Re: On the Expressive Power of Declarative Constructs in Interactive Document Scripts

It struck me that we should be making a collection of references to all  
papers about XForms.

Please reply to this message with examples you know that should be  
included. I will collect them all together.

Thanks!

Steven


On Tue, 01 Oct 2019 15:40:30 +0200, Steven Pemberton  
<steven.pemberton@cwi.nl> wrote:

> By John Boyer.
>
> Contains an XForms implementation of quicksort.
>
> ABSTRACT
> It is difficult to generally compare the succinctness of declarative
> versus imperative programming as source code size varies. In imperative  
> programs, basic operations have constant cost, but they
> tend to be more verbose than declarative programs, which increases
> the potential for defects. This paper presents a novel approach for a
> generalized comparison by transforming the problem into comparing  
> executed code size of a benchmark imperative algorithm with
> a partially declarative variant of the same algorithm. This allows
> input size variation to substitute for source code size variation.

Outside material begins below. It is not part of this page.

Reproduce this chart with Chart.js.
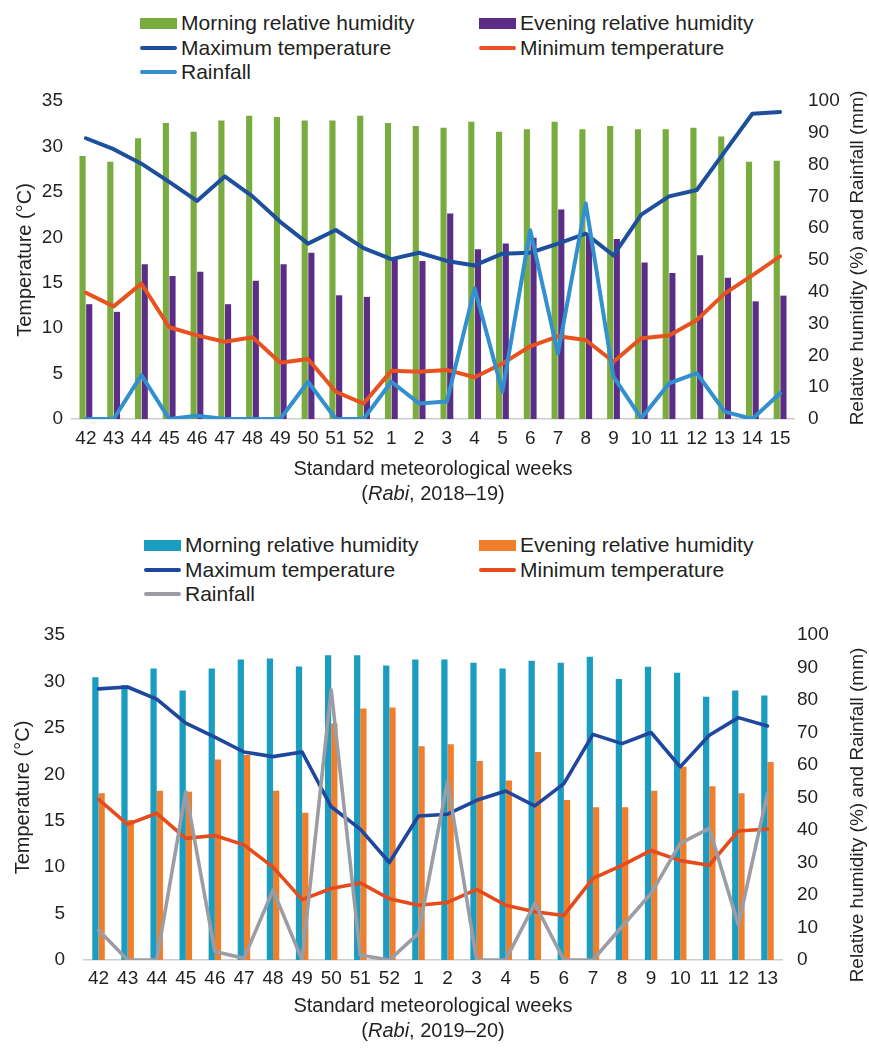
<!DOCTYPE html>
<html><head><meta charset="utf-8">
<script src="https://cdn.jsdelivr.net/npm/chart.js@4.4.1/dist/chart.umd.min.js"></script>
<style>
body{margin:0;background:#fff;}
#page{position:relative;width:869px;height:1048px;overflow:hidden;font-family:"Liberation Sans",Arial,sans-serif;color:#231f20;}
.lg{position:absolute;height:24px;display:flex;align-items:center;font-size:21px;white-space:nowrap;}
.sw{display:inline-block;margin-right:4px;}
.xt{position:absolute;left:0;width:866px;text-align:center;font-size:20px;line-height:24px;}
.rt{position:absolute;font-size:19px;white-space:nowrap;transform:translate(-50%,-50%) rotate(-90deg);}
canvas{position:absolute;left:0;}
</style></head>
<body><div id="page">
<canvas id="c1" width="869" height="370" style="top:90px"></canvas>
<canvas id="c2" width="869" height="380" style="top:620px"></canvas>
<div id="legend1"></div><div id="legend2"></div>
<div class="xt" style="top:456px">Standard meteorological weeks</div>
<div class="xt" style="top:481px">(<i>Rabi</i>, 2018–19)</div>
<div class="xt" style="top:993px">Standard meteorological weeks</div>
<div class="xt" style="top:1018px">(<i>Rabi</i>, 2019–20)</div>
<div class="rt" style="left:857px;top:258px">Relative humidity (%) and Rainfall (mm)</div>
<div class="rt" style="left:857px;top:815px">Relative humidity (%) and Rainfall (mm)</div>
</div>
<script>
// ---------- Rabi 2018-19 ----------
const weeks1 = ['42','43','44','45','46','47','48','49','50','51','52','1','2','3','4','5','6','7','8','9','10','11','12','13','14','15'];
const morningRH1 = [82.7,80.9,88.3,93.1,90.3,93.9,95.4,95.0,93.9,93.9,95.4,93.1,92.1,91.6,93.5,90.3,91.1,93.5,91.1,92.1,91.1,91.1,91.6,88.8,80.9,81.2];
const eveningRH1 = [36.1,33.7,48.7,45.0,46.3,36.1,43.5,48.7,52.3,38.9,38.4,50.2,49.7,64.6,53.4,55.2,57.0,65.9,58.0,56.6,49.2,45.9,51.5,44.4,37.0,38.8];
const maxTemp1 = [30.9,29.7,28.1,26.1,24.0,26.7,24.5,21.7,19.3,20.8,18.8,17.6,18.3,17.4,16.9,18.2,18.3,19.3,20.4,18.0,22.5,24.5,25.2,29.4,33.6,33.8];
const minTemp1 = [13.9,12.4,14.9,10.1,9.2,8.5,9.0,6.2,6.6,3.0,1.7,5.3,5.2,5.4,4.6,6.1,8.0,9.1,8.7,6.3,8.9,9.2,10.9,13.8,15.8,17.9];
const rain1 = [0,0,13.8,0,1.0,0,0,0,11.7,0,0,11.7,4.9,5.5,41.1,8.6,59.4,20.6,67.8,13.3,0.2,11.2,14.4,2.3,0,8.1];

// ---------- Rabi 2019-20 ----------
const weeks2 = ['42','43','44','45','46','47','48','49','50','51','52','1','2','3','4','5','6','7','8','9','10','11','12','13'];
const morningRH2 = [87.0,84.6,89.7,82.9,89.7,92.5,92.8,90.3,93.8,93.8,90.6,92.5,92.5,91.5,89.7,92.1,91.5,93.3,86.5,90.2,88.4,81.0,82.9,81.4];
const eveningRH2 = [51.3,43.1,52.1,51.8,61.7,63.1,52.1,45.3,72.8,77.4,77.7,65.8,66.4,61.2,55.2,64.0,49.2,47.0,47.0,52.1,59.5,53.5,51.3,60.9];
const maxTemp2 = [29.2,29.4,28.1,25.5,24.0,22.4,21.9,22.4,16.5,14.1,10.5,15.5,15.7,17.2,18.2,16.6,19.0,24.3,23.3,24.5,20.8,24.2,26.1,25.2];
const minTemp2 = [17.3,14.6,15.8,13.1,13.4,12.4,10.0,6.5,7.7,8.3,6.6,5.9,6.2,7.6,5.9,5.2,4.8,8.8,10.2,11.8,10.7,10.2,13.9,14.1];
const rain2 = [9.2,0,0,51.8,2.6,0.5,21.5,0,83.1,1.5,0,8.2,55.0,0,0,17.4,0,0,10.3,20.5,35.9,40.5,10.8,51.3];

const tempTicks = {min:0, max:35, step:5};
const rhTicks = {min:0, max:100, step:10};
const seriesNames = ['Morning relative humidity','Evening relative humidity','Maximum temperature','Minimum temperature','Rainfall'];

const colors1 = {m:'#7aab3e', e:'#5b2d87', tmax:'#1e4f9d', tmin:'#e8521f', rain:'#3290cf'};
const colors2 = {m:'#1b9dc1', e:'#ef7e2d', tmax:'#1f479d', tmin:'#e64b1c', rain:'#9c9ca5'};

const FAMILY = '"Liberation Sans", Arial, sans-serif';
const TXT = '#231f20';

function legend(el, top, x1, x2, c){
  const rows = [
    [[x1,'bar',c.m,seriesNames[0]],[x2,'bar',c.e,seriesNames[1]]],
    [[x1,'line',c.tmax,seriesNames[2]],[x2,'line',c.tmin,seriesNames[3]]],
    [[x1,'line',c.rain,seriesNames[4]]]
  ];
  let html='';
  rows.forEach((r,i)=>{
    r.forEach(([x,kind,col,name])=>{
      const h = kind==='bar'?11:4;
      html += `<div class="lg" style="left:${x}px;top:${top+i*24.5-12}px"><span class="sw" style="width:37px;height:${h}px;background:${col};border-radius:${kind==='bar'?0:2}px"></span>${name}</div>`;
    });
  });
  document.getElementById(el).innerHTML = html;
}
legend('legend1', 23, 140, 479, colors1);
legend('legend2', 545, 144, 479, colors2);

function build(id, labels, mRH, eRH, tMax, tMin, rain, c, g){
  const lineDs = (label, data, col, axis, ord) => ({type:'line', label, data, borderColor:col, backgroundColor:col,
      borderWidth:g.lw, pointRadius:0, tension:0, fill:false, yAxisID:axis, order:ord, borderJoinStyle:'round', borderCapStyle:'round'});
  const barDs = (label, data, col) => ({type:'bar', label, data, backgroundColor:col, borderWidth:0,
      barPercentage:g.bp, categoryPercentage:g.cp, yAxisID:'yR', order:5});
  const noPad = s => { s.paddingTop = 0; s.paddingBottom = 0; };
  new Chart(document.getElementById(id), {
    type:'bar',
    data:{labels, datasets:[
      barDs(seriesNames[0], mRH, c.m),
      barDs(seriesNames[1], eRH, c.e),
      lineDs(seriesNames[2], tMax, c.tmax, 'yT', 2),
      lineDs(seriesNames[3], tMin, c.tmin, 'yT', 1),
      lineDs(seriesNames[4], rain, c.rain, 'yR', 0)
    ]},
    options:{
      responsive:false, animation:false, devicePixelRatio:1,
      layout:{padding:{top:g.padTop,left:0,right:0,bottom:0}},
      plugins:{legend:{display:false}, tooltip:{enabled:false}},
      scales:{
        x:{offset:true, grid:{display:false, drawTicks:false}, border:{display:true,color:'#cdcdcd',width:1.5},
           ticks:{autoSkip:false, maxRotation:0, minRotation:0, padding:g.xpad, color:TXT, font:{family:FAMILY,size:19}},
           afterFit(s){ s.height = g.xh; }},
        yT:{position:'left', min:tempTicks.min, max:tempTicks.max, grid:{display:false, drawTicks:false}, border:{display:false},
            ticks:{stepSize:tempTicks.step, padding:g.lpad, color:TXT, font:{family:FAMILY,size:19}},
            title:{display:true, text:'Temperature (°C)', color:TXT, font:{family:FAMILY,size:20}, padding:{top:g.ltp,bottom:0}},
            afterFit(s){ s.width = g.lw0; noPad(s); }},
        yR:{position:'right', min:rhTicks.min, max:rhTicks.max, grid:{display:false, drawTicks:false}, border:{display:false},
            ticks:{stepSize:rhTicks.step, padding:g.rpad, color:TXT, font:{family:FAMILY,size:19}},
            afterFit(s){ s.width = g.rw; noPad(s); }}
      }
    }
  });
}

build('c1', weeks1, morningRH1, eveningRH1, maxTemp1, minTemp1, rain1, colors1,
  {lw:4, bp:0.92, cp:0.48, padTop:11, xpad:8, xh:41, lpad:9, ltp:13, lw0:72, rpad:14, rw:75});
build('c2', weeks2, morningRH2, eveningRH2, maxTemp2, minTemp2, rain2, colors2,
  {lw:3.6, bp:1, cp:0.43, padTop:15, xpad:7, xh:40, lpad:19, ltp:11, lw0:84, rpad:15, rw:87});
</script>
</body></html>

For
> implementation, we use a multiparadigm language called XForms
> that contains both declarative XPath expressions and imperative
> script actions for interacting with XML data within web and office
> documents. A novel partially declarative variant of the quicksort is
> presented. Amortized analysis shows that onlyO(n) imperative actions are  
> executed, so the expressive power of the declarative constructs is at  
> least Ω(logn). In general, declarative constructs can
> have an order of magnitude expressive power advantage compared
> with only using basic imperative operations. The performance cost
> factor of the expressive power advantage was determined to be
> O(log2 n) based on a novel dynamic projection from the generalized tree  
> structure of XML data to a height balanced binary tree.